TASK PROMPT: In the records below, find each line with the word "this" and copy it.

RECORDS SHOWN:
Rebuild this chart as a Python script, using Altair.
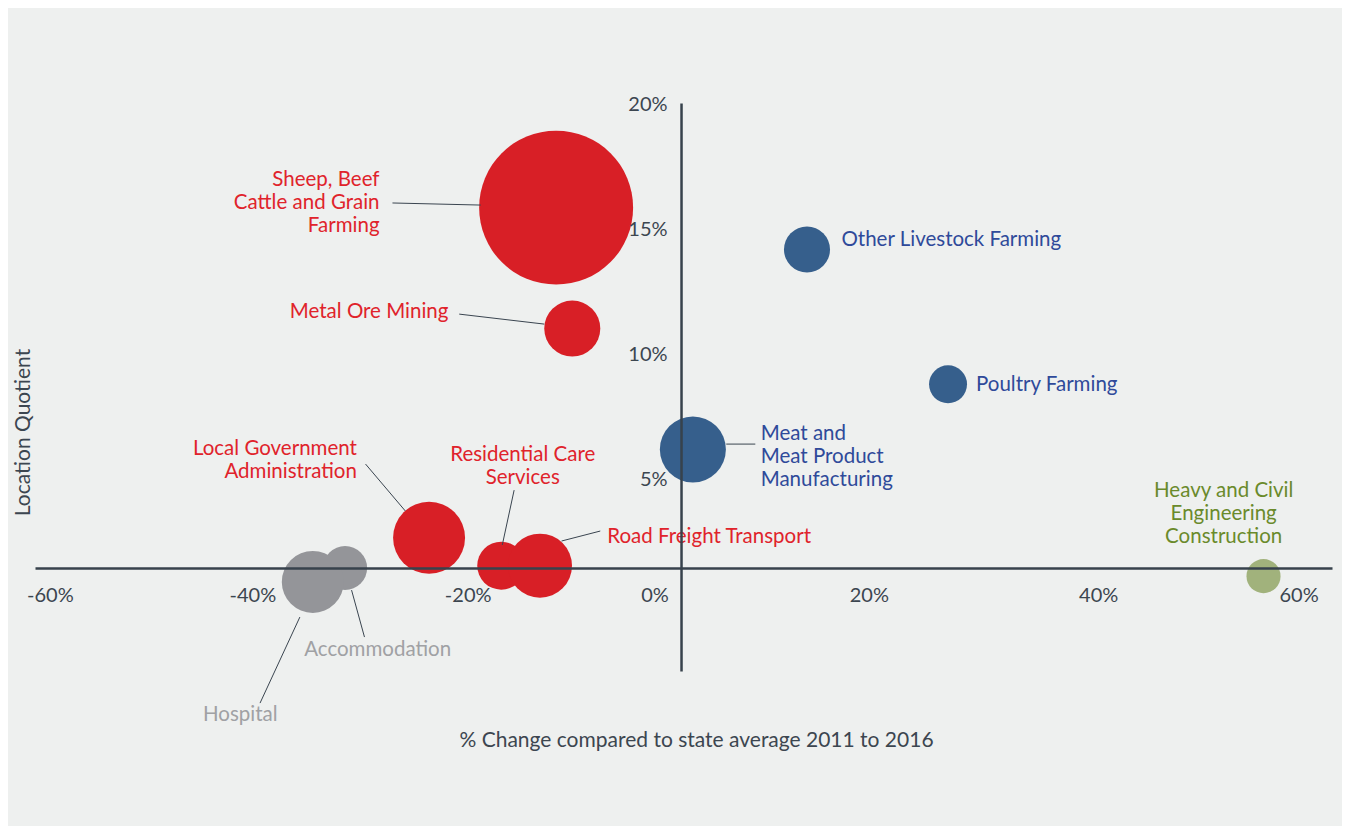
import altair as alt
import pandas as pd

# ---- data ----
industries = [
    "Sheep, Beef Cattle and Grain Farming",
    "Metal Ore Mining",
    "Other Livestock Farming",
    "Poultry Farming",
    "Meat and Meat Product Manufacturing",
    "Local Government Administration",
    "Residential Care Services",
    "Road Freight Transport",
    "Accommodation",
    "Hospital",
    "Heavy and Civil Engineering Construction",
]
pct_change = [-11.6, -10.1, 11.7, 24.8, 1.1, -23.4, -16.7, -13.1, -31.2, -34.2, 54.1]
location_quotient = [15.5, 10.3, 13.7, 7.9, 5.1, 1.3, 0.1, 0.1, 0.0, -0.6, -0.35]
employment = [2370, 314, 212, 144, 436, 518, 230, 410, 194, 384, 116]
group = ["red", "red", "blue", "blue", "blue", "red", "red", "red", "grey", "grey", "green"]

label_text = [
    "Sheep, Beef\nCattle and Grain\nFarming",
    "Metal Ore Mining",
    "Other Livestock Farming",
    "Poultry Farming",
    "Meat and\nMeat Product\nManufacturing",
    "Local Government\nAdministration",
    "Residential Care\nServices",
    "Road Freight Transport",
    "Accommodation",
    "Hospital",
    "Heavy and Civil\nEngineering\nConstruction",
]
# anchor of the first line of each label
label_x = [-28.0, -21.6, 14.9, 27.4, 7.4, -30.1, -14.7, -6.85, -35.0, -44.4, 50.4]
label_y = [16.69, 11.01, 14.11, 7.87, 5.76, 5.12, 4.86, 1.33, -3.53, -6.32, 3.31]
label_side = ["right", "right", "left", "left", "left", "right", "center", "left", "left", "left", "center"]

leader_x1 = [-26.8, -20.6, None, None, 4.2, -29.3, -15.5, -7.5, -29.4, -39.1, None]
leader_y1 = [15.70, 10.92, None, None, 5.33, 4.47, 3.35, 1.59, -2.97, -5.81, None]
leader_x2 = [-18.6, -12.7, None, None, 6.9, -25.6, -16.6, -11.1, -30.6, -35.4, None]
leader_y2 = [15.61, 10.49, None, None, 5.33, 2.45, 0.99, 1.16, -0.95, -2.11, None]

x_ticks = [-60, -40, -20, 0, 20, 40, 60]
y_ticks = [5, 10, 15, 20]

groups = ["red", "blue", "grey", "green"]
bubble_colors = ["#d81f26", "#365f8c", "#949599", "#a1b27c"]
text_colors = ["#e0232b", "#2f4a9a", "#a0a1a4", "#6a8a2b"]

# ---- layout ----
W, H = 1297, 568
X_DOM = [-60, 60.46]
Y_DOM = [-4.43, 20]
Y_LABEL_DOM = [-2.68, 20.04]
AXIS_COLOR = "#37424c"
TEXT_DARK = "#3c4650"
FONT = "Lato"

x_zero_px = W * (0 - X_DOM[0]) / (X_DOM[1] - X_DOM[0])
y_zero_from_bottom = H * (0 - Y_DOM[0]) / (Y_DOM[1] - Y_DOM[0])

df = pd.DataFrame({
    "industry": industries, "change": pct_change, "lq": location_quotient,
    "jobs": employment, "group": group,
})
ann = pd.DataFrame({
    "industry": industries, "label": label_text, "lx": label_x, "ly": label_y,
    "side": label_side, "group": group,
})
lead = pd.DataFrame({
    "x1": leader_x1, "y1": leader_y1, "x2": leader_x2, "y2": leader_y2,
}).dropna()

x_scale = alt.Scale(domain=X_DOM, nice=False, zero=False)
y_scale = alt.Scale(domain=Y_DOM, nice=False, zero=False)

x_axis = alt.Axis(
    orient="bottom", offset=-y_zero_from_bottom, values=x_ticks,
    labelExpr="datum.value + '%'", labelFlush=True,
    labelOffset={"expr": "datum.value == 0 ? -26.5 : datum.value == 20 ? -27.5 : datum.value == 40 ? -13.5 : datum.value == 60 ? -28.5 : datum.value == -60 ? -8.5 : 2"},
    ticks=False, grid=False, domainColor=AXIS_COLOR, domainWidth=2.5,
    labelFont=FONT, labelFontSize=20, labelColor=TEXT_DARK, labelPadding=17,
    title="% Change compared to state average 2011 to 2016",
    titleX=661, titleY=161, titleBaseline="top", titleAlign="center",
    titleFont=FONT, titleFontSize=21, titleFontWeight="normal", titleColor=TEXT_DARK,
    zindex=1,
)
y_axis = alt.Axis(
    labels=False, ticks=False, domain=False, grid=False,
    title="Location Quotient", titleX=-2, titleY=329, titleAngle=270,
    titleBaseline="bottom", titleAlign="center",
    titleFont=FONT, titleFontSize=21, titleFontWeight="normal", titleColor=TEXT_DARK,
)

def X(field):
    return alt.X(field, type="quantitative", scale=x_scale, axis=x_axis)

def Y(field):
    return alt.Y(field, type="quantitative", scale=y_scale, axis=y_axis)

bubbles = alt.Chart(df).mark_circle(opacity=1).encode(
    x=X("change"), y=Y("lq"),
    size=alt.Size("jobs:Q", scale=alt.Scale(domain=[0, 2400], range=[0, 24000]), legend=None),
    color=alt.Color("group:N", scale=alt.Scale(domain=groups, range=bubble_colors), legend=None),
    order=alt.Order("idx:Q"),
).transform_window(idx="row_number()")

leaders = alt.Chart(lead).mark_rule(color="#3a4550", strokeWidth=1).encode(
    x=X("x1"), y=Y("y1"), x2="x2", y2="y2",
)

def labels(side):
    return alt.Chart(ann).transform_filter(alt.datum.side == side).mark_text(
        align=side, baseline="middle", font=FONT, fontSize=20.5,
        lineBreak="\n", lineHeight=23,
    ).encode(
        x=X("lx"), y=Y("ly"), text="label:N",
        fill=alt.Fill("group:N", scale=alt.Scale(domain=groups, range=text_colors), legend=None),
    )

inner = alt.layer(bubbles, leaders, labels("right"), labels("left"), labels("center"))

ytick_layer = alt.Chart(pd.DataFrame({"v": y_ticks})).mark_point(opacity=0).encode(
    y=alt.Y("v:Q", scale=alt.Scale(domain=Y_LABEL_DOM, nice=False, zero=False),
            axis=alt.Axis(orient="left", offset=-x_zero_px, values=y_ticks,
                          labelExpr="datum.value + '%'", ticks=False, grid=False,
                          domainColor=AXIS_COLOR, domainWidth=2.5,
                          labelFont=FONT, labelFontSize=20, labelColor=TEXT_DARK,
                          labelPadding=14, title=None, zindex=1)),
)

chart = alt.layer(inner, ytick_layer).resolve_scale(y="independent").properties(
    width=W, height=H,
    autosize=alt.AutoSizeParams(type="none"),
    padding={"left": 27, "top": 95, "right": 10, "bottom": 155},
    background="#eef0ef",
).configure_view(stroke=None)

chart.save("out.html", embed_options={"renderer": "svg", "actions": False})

--

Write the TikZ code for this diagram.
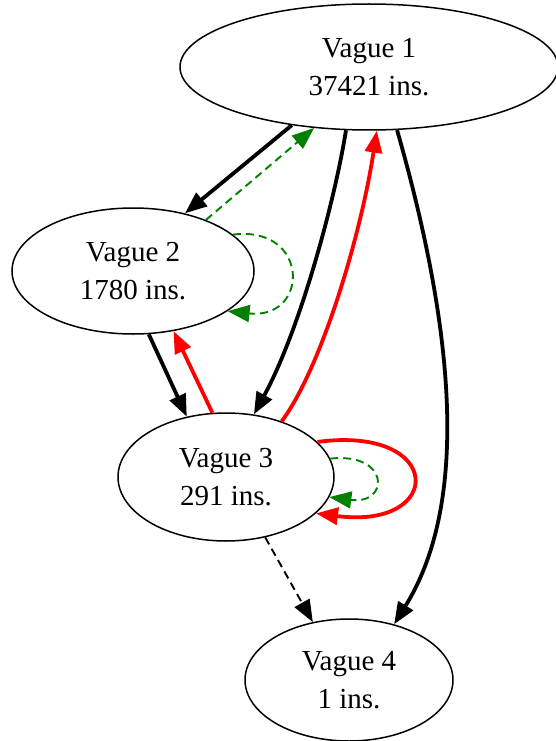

==

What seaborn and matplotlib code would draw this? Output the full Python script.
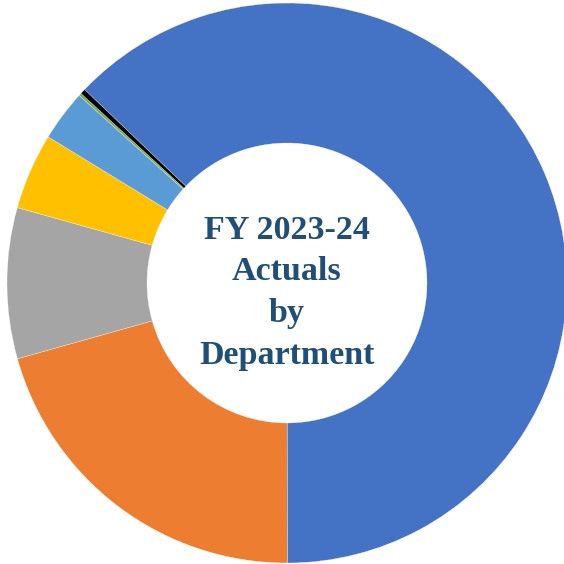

RESPONSE BELOW:
Rebuild this chart as a Python script, using Altair.
Write the TikZ code for this diagram.
What seaborn and matplotlib code would draw this? Output the full Python script.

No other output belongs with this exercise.